Unanswered: Query in stored procedure runs too fast
Ok, I'll admit right off the bat that I never suspected that I'd ever raise this complaint, much less worry about how to fix the "problem" associated with it!
We're preparing to take a large set of changes (projects) to PeopleSoft Financials from development to test. The code is still somewhat rough, but it has been "desk checked" to ensure that it does what the developers think that it ought to do, and they've blessed it at that point. The code is now moving into the test phase, and the QA team is finding locking/blocking issues that we've never seen in this code before... Sort of a "lock avalanche" where no one process locks for very long, but many of them block one another to the point where applications actually "freeze" while almost never hitting a deadlock.
My solution was to create a "blitzkrieg" query / stored procedure that would periodically sample master.dbo.sysprocesses, master.dbo.sysdatabases, and apply one of the dm_ functions to gather information on locking, blocking, and deadlocking. My procedure runs nicely (it never hangs) and gets about 99.3% of the data that I want.
The problem is that the blasted query / stored procedure runs either too fast or too slow, depending on how you look at it. Because the dm_ function takes a few ms to run, there can be a situation where either a row appears as a false positive or as a missing row because of timing... Either the culprit shows up as a blocker, but by the time the victim spid is evaluated the block has cleared, or the row is skipped and by the time the victim is evaluated the block has occured.
The whole process runs in well under 100 ms when there is nothing to report, and I've never seen it run 200 ms yet under the worst conditions it has faced, so the code is fast... The problem is that I really don't want to try to enforce any kind of locking to resolve the issue, because that locking would impact performance and that is EXACTLY what I do NOT want to do.

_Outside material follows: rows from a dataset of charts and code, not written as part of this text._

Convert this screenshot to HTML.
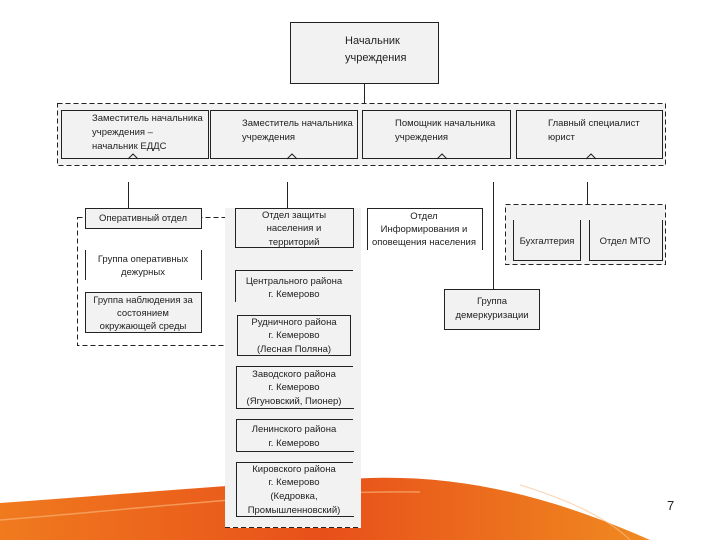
<!DOCTYPE html>
<html><head><meta charset="utf-8"><style>
body{margin:0;width:720px;height:540px;overflow:hidden;background:#fff;}
svg text{font-family:"Liberation Sans",sans-serif;font-size:9.5px;fill:#222;}
</style></head><body>
<svg width="720" height="540" viewBox="0 0 720 540" xmlns="http://www.w3.org/2000/svg">
<defs><linearGradient id="g" x1="0" x2="1" y1="0" y2="0">
<stop offset="0" stop-color="#f07a1e"/><stop offset="0.5" stop-color="#e8501a"/><stop offset="1" stop-color="#f08a20"/></linearGradient></defs>
<path d="M0,503 C120,495 250,482 370,478 C470,475 560,500 650,540 L0,540 Z" fill="url(#g)"/>
<path d="M0,520 C150,508 300,490 420,492" stroke="#f8b070" stroke-width="1.5" fill="none" opacity="0.7"/>
<path d="M520,485 C570,500 610,520 630,540" stroke="#f8c090" stroke-width="1" fill="none" opacity="0.7"/>
<text x="667" y="510" style="font-size:13px">7</text>
<g stroke="#222" stroke-width="1" fill="none">
<rect x="290.5" y="22.5" width="148" height="61" fill="#f2f2f2"/>
<line x1="364.5" y1="83" x2="364.5" y2="103"/>
<rect x="57.5" y="103.5" width="608" height="62" fill="#f2f2f2" stroke-dasharray="5,3"/>
<rect x="61.5" y="110.5" width="147" height="48" fill="#f2f2f2"/>
<rect x="210.5" y="110.5" width="147" height="48" fill="#f2f2f2"/>
<rect x="362.5" y="110.5" width="148" height="48" fill="#f2f2f2"/>
<rect x="516.5" y="110.5" width="146" height="48" fill="#f2f2f2"/>
<path d="M128,159 l5,-5 5,5 M287,159 l5,-5 5,5 M437,159 l5,-5 5,5 M586,159 l5,-5 5,5"/>
<line x1="128.5" y1="182" x2="128.5" y2="208"/>
<line x1="287.5" y1="182" x2="287.5" y2="208"/>
<line x1="493.5" y1="182" x2="493.5" y2="289"/>
<line x1="587.5" y1="182" x2="587.5" y2="214"/>
<path d="M562.5,227 V214.5 H613.5 V227"/>
<rect x="77.5" y="217.5" width="161" height="128" stroke-dasharray="5,3"/>
<rect x="225" y="208" width="136" height="320" fill="#f2f2f2" stroke="none"/>
<line x1="225" y1="527.5" x2="361" y2="527.5" stroke-dasharray="5,3"/>
<rect x="85.5" y="208.5" width="116" height="20" fill="#f2f2f2"/>
<path d="M85.5,250 V280 M201.5,250 V280"/>
<rect x="85.5" y="292.5" width="116" height="40" fill="#f2f2f2"/>
<rect x="235.5" y="208.5" width="118" height="39" fill="#f2f2f2"/>
<path d="M235.5,302 V270.5 H353"/>
<rect x="237.5" y="315.5" width="113" height="40" fill="#f2f2f2"/>
<path d="M353,366.5 H236.5 V408.5 H354"/>
<path d="M353,419.5 H236.5 V451.5 H354"/>
<path d="M353,462.5 H236.5 V516.5 H354"/>
<path d="M367.5,250 V208.5 H482.5 V250"/>
<rect x="444.5" y="289.5" width="95" height="40" fill="#f2f2f2"/>
<rect x="505.5" y="204.5" width="160" height="60" fill="#f2f2f2" stroke-dasharray="5,3"/>
<path d="M513.5,220 V260.5 H580.5 V220"/>
<path d="M589.5,220 V260.5 H662.5 V220"/>
</g>
<text x="345" y="44" style="font-size:11px">Начальник</text>
<text x="345" y="61" style="font-size:11px">учреждения</text>
<text x="92" y="121">Заместитель начальника</text>
<text x="92" y="135">учреждения –</text>
<text x="92" y="149">начальник ЕДДС</text>
<text x="242" y="126">Заместитель начальника</text>
<text x="242" y="140">учреждения</text>
<text x="395" y="126">Помощник начальника</text>
<text x="395" y="140">учреждения</text>
<text x="548" y="126">Главный специалист</text>
<text x="548" y="140">юрист</text>
<g text-anchor="middle">
<text x="143" y="221">Оперативный отдел</text>
<text x="143" y="262">Группа оперативных</text>
<text x="143" y="275">дежурных</text>
<text x="143" y="303">Группа наблюдения за</text>
<text x="143" y="316">состоянием</text>
<text x="143" y="329">окружающей среды</text>
<text x="294" y="218">Отдел защиты</text>
<text x="294" y="231">населения и</text>
<text x="294" y="245">территорий</text>
<text x="294" y="284">Центрального района</text>
<text x="294" y="297">г. Кемерово</text>
<text x="294" y="325">Рудничного района</text>
<text x="294" y="338">г. Кемерово</text>
<text x="294" y="352">(Лесная Поляна)</text>
<text x="294" y="377">Заводского района</text>
<text x="294" y="390">г. Кемерово</text>
<text x="294" y="404">(Ягуновский, Пионер)</text>
<text x="294" y="432">Ленинского района</text>
<text x="294" y="446">г. Кемерово</text>
<text x="294" y="472">Кировского района</text>
<text x="294" y="485">г. Кемерово</text>
<text x="294" y="499">(Кедровка,</text>
<text x="294" y="513">Промышленновский)</text>
<text x="424" y="219">Отдел</text>
<text x="424" y="232">Информирования и</text>
<text x="424" y="245">оповещения населения</text>
<text x="492" y="304">Группа</text>
<text x="492" y="318">демеркуризации</text>
<text x="547" y="244">Бухгалтерия</text>
<text x="625" y="244">Отдел МТО</text>
</g>
</svg>
</body></html>
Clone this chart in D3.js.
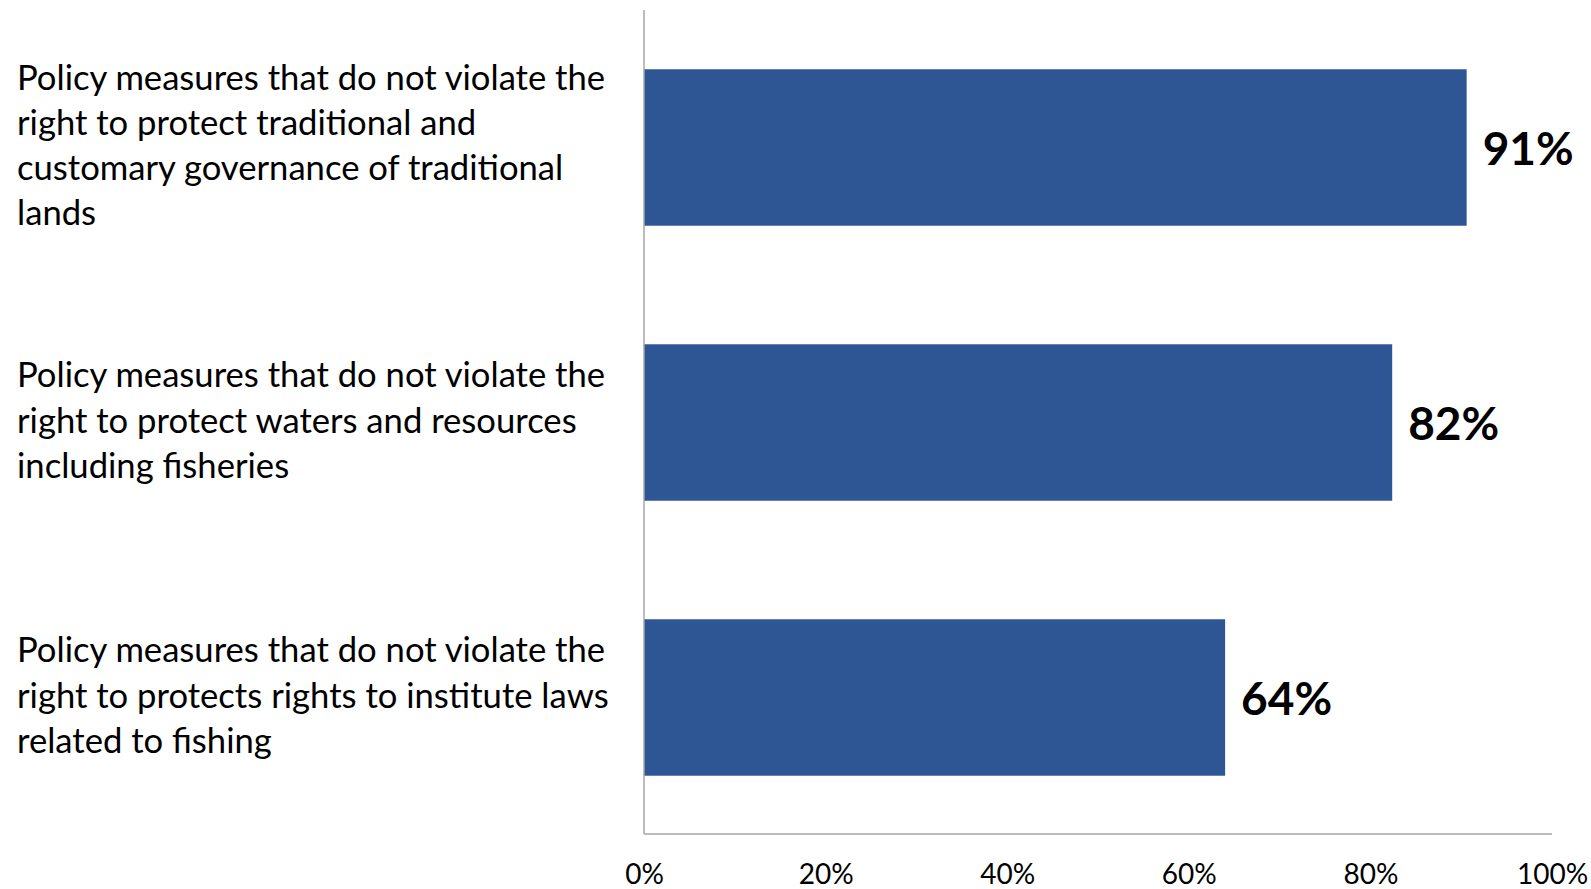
<!DOCTYPE html>
<html>
<head>
<meta charset="utf-8">
<script src="https://cdn.jsdelivr.net/npm/d3@7"></script>
<style>
  html, body { margin: 0; padding: 0; background: #ffffff; }
  svg { display: block; }
  text { font-family: Lato, "Open Sans", sans-serif; fill: #000; }
</style>
</head>
<body>
<svg id="chart" width="1591" height="889"></svg>
<script>
// ---- data ----
const categories = [
  "Policy measures that do not violate the\nright to protect traditional and\ncustomary governance of traditional\nlands",
  "Policy measures that do not violate the\nright to protect waters and resources\nincluding fisheries",
  "Policy measures that do not violate the\nright to protects rights to institute laws\nrelated to fishing"
];
const values = [0.906, 0.824, 0.64];
const tickValues = [0, 0.2, 0.4, 0.6, 0.8, 1.0];
const tickLabels = ["0%", "20%", "40%", "60%", "80%", "100%"];
const valueLabels = ["91%", "82%", "64%"];

// ---- layout ----
const svg = d3.select("#chart");
const plot = { left: 644, right: 1552, top: 10, bottom: 835 };
const barColor = "#2E5594";
const axisColor = "#A6A6A6";

const x = d3.scaleLinear().domain([0, 1]).range([plot.left, plot.right]);
const y = d3.scaleBand().domain(categories).range([plot.top, plot.bottom])
  .paddingInner(0.431).paddingOuter(0.2155);

// bars
svg.append("g").selectAll("rect")
  .data(categories)
  .join("rect")
  .attr("x", x(0))
  .attr("y", d => y(d))
  .attr("width", (d, i) => x(values[i]) - x(0))
  .attr("height", y.bandwidth())
  .attr("fill", barColor);

// axes lines
svg.append("line")
  .attr("x1", x(0)).attr("x2", x(0))
  .attr("y1", plot.top).attr("y2", plot.bottom - 1)
  .attr("stroke", axisColor).attr("stroke-width", 1.5);
svg.append("line")
  .attr("x1", x(0)).attr("x2", x(1))
  .attr("y1", plot.bottom - 1).attr("y2", plot.bottom - 1)
  .attr("stroke", axisColor).attr("stroke-width", 1.5);

// x tick labels via d3 axis
const xAxis = d3.axisBottom(x)
  .tickValues(tickValues)
  .tickFormat((d, i) => tickLabels[i])
  .tickSize(0)
  .tickPadding(0);
const gx = svg.append("g")
  .attr("transform", `translate(0, 884)`)
  .call(xAxis);
gx.select(".domain").remove();
gx.selectAll("text")
  .attr("dy", 0)
  .attr("y", 0)
  .style("font-family", "Lato, 'Open Sans', sans-serif")
  .style("font-size", "28px")
  .attr("fill", "#000");

// value labels
svg.append("g").selectAll("text")
  .data(categories)
  .join("text")
  .attr("x", (d, i) => x(values[i]) + 16)
  .attr("y", (d, i) => y(d) + y.bandwidth() / 2 + 17)
  .style("font-size", "46px")
  .style("font-weight", "bold")
  .text((d, i) => valueLabels[i]);

// category labels
const lineGap = 45.3;
const catG = svg.append("g");
const catTexts = catG.selectAll("text")
  .data(categories)
  .join("text")
  .attr("x", 17)
  .style("font-size", "30px");
catTexts.each(function (d) {
  const lines = d.split("\n");
  const cy = y(d) + y.bandwidth() / 2;
  const t = d3.select(this);
  lines.forEach((ln, i) => {
    t.append("tspan")
      .attr("x", 17)
      .attr("y", cy + (i - (lines.length - 1) / 2) * lineGap + 10)
      .text(ln);
  });
});
// fit font size so widest line matches target width
let maxW = 0;
catG.selectAll("tspan").each(function () { maxW = Math.max(maxW, this.getComputedTextLength()); });
const targetW = 592;
const fs = 30 * targetW / maxW;
catTexts.style("font-size", fs + "px");
</script>
</body>
</html>
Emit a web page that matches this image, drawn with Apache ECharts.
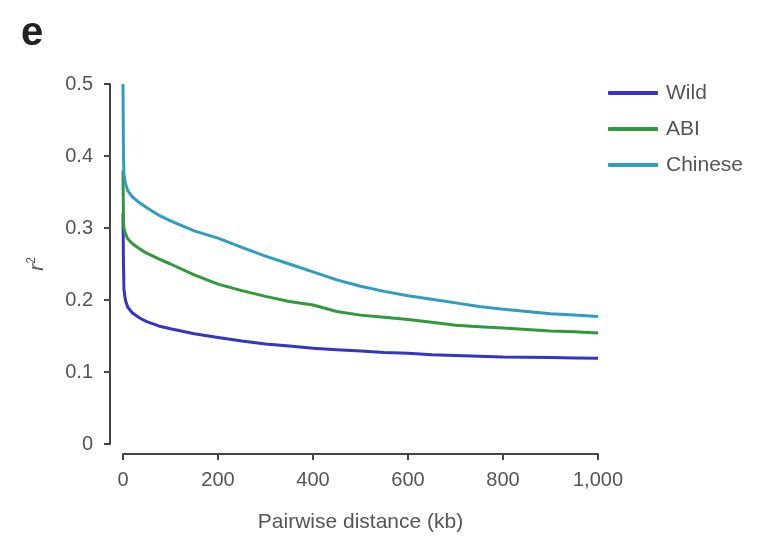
<!DOCTYPE html>
<html>
<head>
<meta charset="utf-8">
<script src="https://cdn.jsdelivr.net/npm/echarts@6/dist/echarts.min.js"></script>
<style>
  html, body { margin: 0; padding: 0; background: #fff; }
  #chart { width: 764px; height: 537px; }
</style>
</head>
<body>
<div id="chart"></div>
<script>
// Linkage disequilibrium decay: r^2 against pairwise distance (kb)
const distanceKb = [0, 1, 2, 5, 10, 20, 35, 50, 75, 100, 150, 200, 250, 300, 350, 400,
  450, 500, 550, 600, 650, 700, 750, 800, 850, 900, 950, 1000];

const wild = [0.32, 0.25, 0.215, 0.2, 0.19, 0.182, 0.175, 0.17, 0.164, 0.16, 0.153, 0.148,
  0.143, 0.139, 0.136, 0.133, 0.131, 0.129, 0.127, 0.126, 0.124, 0.123, 0.122, 0.121,
  0.1205, 0.12, 0.1195, 0.119];

const abi = [0.38, 0.31, 0.30, 0.292, 0.285, 0.278, 0.271, 0.265, 0.257, 0.25, 0.235, 0.222,
  0.213, 0.205, 0.198, 0.193, 0.184, 0.179, 0.176, 0.173, 0.169, 0.165, 0.163, 0.161,
  0.159, 0.157, 0.156, 0.154];

const chinese = [0.50, 0.40, 0.375, 0.362, 0.352, 0.343, 0.335, 0.328, 0.318, 0.31, 0.296,
  0.286, 0.273, 0.261, 0.25, 0.239, 0.228, 0.219, 0.212, 0.206, 0.201, 0.196, 0.191,
  0.187, 0.184, 0.181, 0.179, 0.177];

const seriesNames = ['Wild', 'ABI', 'Chinese'];
const seriesColors = ['#3434c8', '#2f9a3c', '#2e9dbf'];
const xTicks = [0, 200, 400, 600, 800, 1000];

const toPairs = vals => distanceKb.map((d, i) => [d, vals[i]]);
const textColor = '#555';
const axisColor = '#444';
const font = 'Liberation Sans, Arial, sans-serif';

const chart = echarts.init(document.getElementById('chart'), null, { renderer: 'canvas' });

chart.setOption({
  animation: false,
  backgroundColor: '#fff',
  textStyle: { fontFamily: font },
  graphic: [{
    type: 'text',
    left: 21,
    top: 14,
    style: { text: 'e', font: 'bold 40px ' + font, fill: '#222' }
  }],
  legend: {
    orient: 'vertical',
    left: 603,
    top: 76,
    itemWidth: 50,
    itemHeight: 4,
    itemGap: 12,
    icon: 'roundRect',
    data: seriesNames,
    textStyle: { fontSize: 21, color: textColor, lineHeight: 24, padding: [0, 0, 0, 3] }
  },
  grid: { left: 123, right: 166, top: 84, bottom: 93, outerBoundsMode: 'none' },
  xAxis: {
    type: 'value',
    min: 0,
    max: 1000,
    interval: 200,
    offset: 10,
    name: 'Pairwise distance (kb)',
    nameLocation: 'middle',
    nameGap: 58,
    nameTextStyle: { fontSize: 21, color: textColor },
    splitLine: { show: false },
    axisLine: { show: true, onZero: false, lineStyle: { color: axisColor, width: 2 } },
    axisTick: { show: true, length: 6, lineStyle: { color: axisColor, width: 2 } },
    axisLabel: {
      fontSize: 20,
      color: textColor,
      margin: 16,
      customValues: xTicks,
      formatter: v => v.toLocaleString('en-US')
    }
  },
  yAxis: {
    type: 'value',
    min: 0,
    max: 0.5,
    interval: 0.1,
    offset: 13,
    name: '{r|r}{s|2}',
    nameLocation: 'middle',
    nameRotate: 90,
    nameGap: 62,
    nameTextStyle: {
      rich: {
        r: { fontSize: 21, fontStyle: 'italic', color: textColor },
        s: { fontSize: 12, color: textColor, verticalAlign: 'top', padding: [0, 0, 10, 0] }
      }
    },
    splitLine: { show: false },
    axisLine: { show: true, onZero: false, lineStyle: { color: axisColor, width: 2 } },
    axisTick: { show: true, length: 6, lineStyle: { color: axisColor, width: 2 } },
    axisLabel: { fontSize: 20, color: textColor, margin: 17 }
  },
  series: [wild, abi, chinese].map((vals, i) => ({
    name: seriesNames[i],
    type: 'line',
    data: toPairs(vals),
    showSymbol: false,
    smooth: false,
    color: seriesColors[i],
    lineStyle: { width: 3, color: seriesColors[i] }
  }))
});
</script>
</body>
</html>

One notion that I'm playing with is to harvest everything but the text in one pass (an INSERT), then get the command text in a separate pass (UPDATE). The down side to this idea is that this stuff is blindingly fast, so even the short pause between the INSERT and subsequent UPDATE operations might cause me to actually record the wrong command text (that has already happened in this particular case).
You may be able to use the most_recent_sql_handle column in sys.dm_exec_connections to filter out new commands. If the current most_recent_sql_handle does not equal the harvested most_recent_sql_handle, then you should discard the result. Ideally, you would collect all the information at once. When i was trying to get at some other waittypes (disk waits as I recall) in SQL 2000, i had this same problem, because I was harvesting the SPIDS, then looping back through them to collect the commands. Like you have found, it works 90+% of the time.
This is what I am working with in SQL 2005. sys.dm_exec_requests only shows running requests, and I have not had a lot of chances to play with blocking situations, yet (OK, I am too lazy to force a blockinig situation)
select r.session_id, r.blocking_session_id, r.wait_type, s.text
from sys.dm_exec_requests r cross apply
where r.session_id in (select blocking_session_id from sys.dm_exec_requests)
or blocking_session_id > 0
Does this come anywhere near what you need, or is this what you also started with?
I'm actually starting to think that 99.3% is as good as I can get. One orphan or widow row in every 150 or so isn't going to kill me, and this process is so snarky fast that the only other way to see it is to use SQL Profiler, and Profiler is often just enough load to completely cloak this problem (so it becomes a Heisenbug).